In the beginning I used SR to configure the RAID setup, however I did not certify the drives before using. Now three years later the first disk failure prediction has come, reporting 315 unreliable sectors and 0 reallocated sectors. I removed the disk from the volume and tried to certify, but got these messages:
"The certify disk command for disk disk3, SN: 65PHK71JFO1A, SATA bus 0, id 1 (Thunderbolt) hung while writing (offset 175,405,793,280, i/o block size = 16,777,216). This disk should be replaced immediately."
"The certify disk command for disk disk3, SN: 65PHK71JFO1A, SATA bus 0, id 1 (Thunderbolt) failed because this disk has unreliable sectors. It should be replaced immediately (error number = 66)."
A couple of questions:
1. The drive only has 344 hours of use. Is it best to replace the drive now, or can I continue using it until the drive begins reallocating sectors?
2. Can I still certify the other drives? I have backed up the data inside.
Also this is an unrelated question, but I have found that SR often gives me this error:
"An internal part of the SoftRAID application has stopped functioning properly. Please quit SoftRAID and relaunch it."
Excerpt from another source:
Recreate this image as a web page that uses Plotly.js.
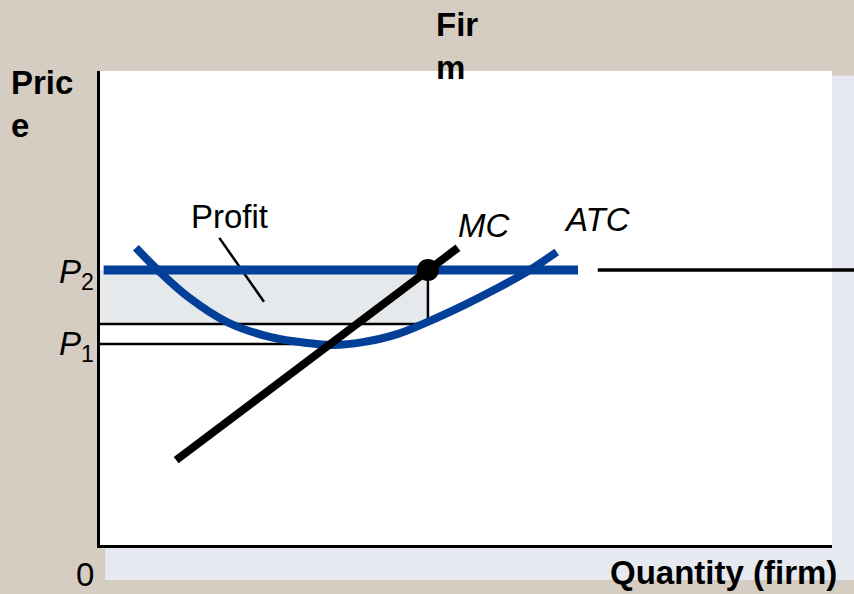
<!DOCTYPE html>
<html>
<head>
<meta charset="utf-8">
<script src="https://cdn.plot.ly/plotly-3.0.1.min.js"></script>
<style>html,body{margin:0;padding:0;background:#d6cdc2;}#chart{width:854px;height:594px;}</style>
</head>
<body>
<div id="chart"></div>
<script>
// Values (quantity 0-100, price 0-100 units)
const atcQ = [4.9, 7.9, 11.9, 17.4, 23.2, 28.3, 31.9, 35.9, 40.6, 45.1, 49.6, 54.2, 58.7, 62.4];
const atcP = [62.7, 58.0, 52.5, 47.0, 43.9, 42.6, 42.2, 42.8, 44.5, 47.3, 50.5, 54.1, 58.0, 61.8];
const mcQ = [10.4, 48.9];
const mcP = [17.9, 62.7];
const priceP2 = 58;
const priceP1 = 42.4;
const qStar = 44.8;
const atcAtQStar = 46.6;
const p2LineQ = [0.5, 65.3];
const p1LineQ = [0, 31.2];
const pointerQ = [16.3, 22.4];
const pointerP = [64.8, 51.3];
const industryLineX = [0.68, 1.04]; // paper fraction, extends into industry panel

const BLUE = '#023f98';
const FONT = 'Liberation Sans, Arial, Helvetica, sans-serif';

const traces = [
  { // profit rectangle fill
    x: [0, qStar, qStar, 0, 0],
    y: [priceP2, priceP2, atcAtQStar, atcAtQStar, priceP2],
    mode: 'lines', fill: 'toself', fillcolor: '#e6e9ec',
    line: {width: 0, color: 'rgba(0,0,0,0)'}, hoverinfo: 'skip'
  },
  { // rectangle border (bottom and right)
    x: [0, qStar, qStar], y: [atcAtQStar, atcAtQStar, priceP2],
    mode: 'lines', line: {color: '#000', width: 2.5}, hoverinfo: 'skip'
  },
  { // P1 line
    x: p1LineQ, y: [priceP1, priceP1],
    mode: 'lines', line: {color: '#000', width: 2.5}, hoverinfo: 'skip'
  },
  { // Profit pointer
    x: pointerQ, y: pointerP,
    mode: 'lines', line: {color: '#000', width: 2.5}, hoverinfo: 'skip'
  },
  { // ATC
    x: atcQ, y: atcP, mode: 'lines',
    line: {color: BLUE, width: 8, shape: 'spline', smoothing: 1}, hoverinfo: 'skip'
  },
  { // P2 price line
    x: p2LineQ, y: [priceP2, priceP2], mode: 'lines',
    line: {color: BLUE, width: 9}, hoverinfo: 'skip'
  },
  { // MC
    x: mcQ, y: mcP, mode: 'lines',
    line: {color: '#000', width: 8}, hoverinfo: 'skip'
  },
  { // equilibrium dot
    x: [qStar], y: [priceP2], mode: 'markers',
    marker: {color: '#000', size: 22}, hoverinfo: 'skip', cliponaxis: false
  }
];

function ann(text, x, y, xanchor, opts) {
  return Object.assign({
    text: text, x: x, y: y, xref: 'paper', yref: 'paper',
    xanchor: xanchor, yanchor: 'middle', showarrow: false, align: xanchor === 'right' ? 'right' : 'left',
    font: {family: FONT, size: 33, color: '#000'}
  }, opts || {});
}

const layout = {
  width: 854, height: 594,
  margin: {l: 100, r: 22, t: 71, b: 49, pad: 0},
  paper_bgcolor: '#d6cdc2',
  plot_bgcolor: 'rgba(0,0,0,0)',
  showlegend: false,
  xaxis: {range: [0, 100], showline: true, linecolor: '#000', linewidth: 3, showgrid: false,
          zeroline: false, showticklabels: false, ticks: '', fixedrange: true},
  yaxis: {range: [0, 100], showline: true, linecolor: '#000', linewidth: 3, showgrid: false,
          zeroline: false, showticklabels: false, ticks: '', fixedrange: true},
  shapes: [
    {type: 'rect', xref: 'paper', yref: 'paper', x0: 0.007, x1: 1.05, y0: -0.074, y1: 0.99,
     fillcolor: '#e6e9ef', line: {width: 0}, layer: 'below'},
    {type: 'rect', xref: 'paper', yref: 'paper', x0: 0, x1: 1, y0: 0, y1: 1,
     fillcolor: '#ffffff', line: {width: 0}, layer: 'below'},
    {type: 'line', xref: 'paper', yref: 'y', x0: industryLineX[0], x1: industryLineX[1],
     y0: priceP2, y1: priceP2, line: {color: '#000', width: 3.5}}
  ],
  annotations: [
    ann('<b>Pric<br>e</b>', -0.125, 0.93, 'left'),
    ann('<b>Fir<br>m</b>', 0.456, 1.052, 'left'),
    ann('Profit', 0.121, 0.692, 'left'),
    ann('<i>MC</i>', 0.486, 0.675, 'left'),
    ann('<i>ATC</i>', 0.631, 0.686, 'left'),
    ann('<i>P</i><sub>2</sub>', -0.005, 0.571, 'right'),
    ann('<i>P</i><sub>1</sub>', -0.005, 0.42, 'right'),
    ann('0', -0.0205, -0.063, 'center'),
    ann('<b>Quantity (firm)</b>', 1.01, -0.059, 'right')
  ]
};

Plotly.newPlot('chart', traces, layout, {staticPlot: true, displayModeBar: false});
</script>
</body>
</html>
Initially I thought this had something to do with the certification process, as I would get several of these errors while certifying my drives and had to manually resume the process every time. But later on I found I was getting this error even if I just had the application open without doing anything. Is this a bug? I am running SR v5.7.2 on a 2015 MacBook Pro running macOS Mojave 10.14.1.
1. If a drive is failing certify, it is probably DOA. "Uncorrectable" sectors can be either the drive, or the result of a brownout, etc. But if you certify it, the sectors would either clear, or reallocate. I think you have a faulty drive there. A benefit to Certify, this likely would have been caught in an initial certify pass.
2. Yes you can certify all disks. Never too late! Certify is a burn in process that eliminates many DOA drives in advance of putting them to use.
3. This is a bug we are getting in 10.14, where the SoftRAIDtool is quitting. We are working on it, but have not been able to reproduce it in house, despite a dozen systems trying to replicate it.
Thanks for the advice. I have just finished certifying the other three drives, which all turned out ok. But SR would constantly quit on me, and it appeared to be erratic--sometimes SR would quit after a few minutes, other times a few hours. The only thing that seemed consistent was that it would never last through the night, so I would always wake up in the morning to find that it had crashed again. So instead of the estimated 48hrs it took a week to complete everything. That's all the info I can provide regarding the bug unfortunately. Hopefully you guys can figure out what's wrong.
We have replicated it after a fair amount of effort, and are trying to determine the cause. Thanks!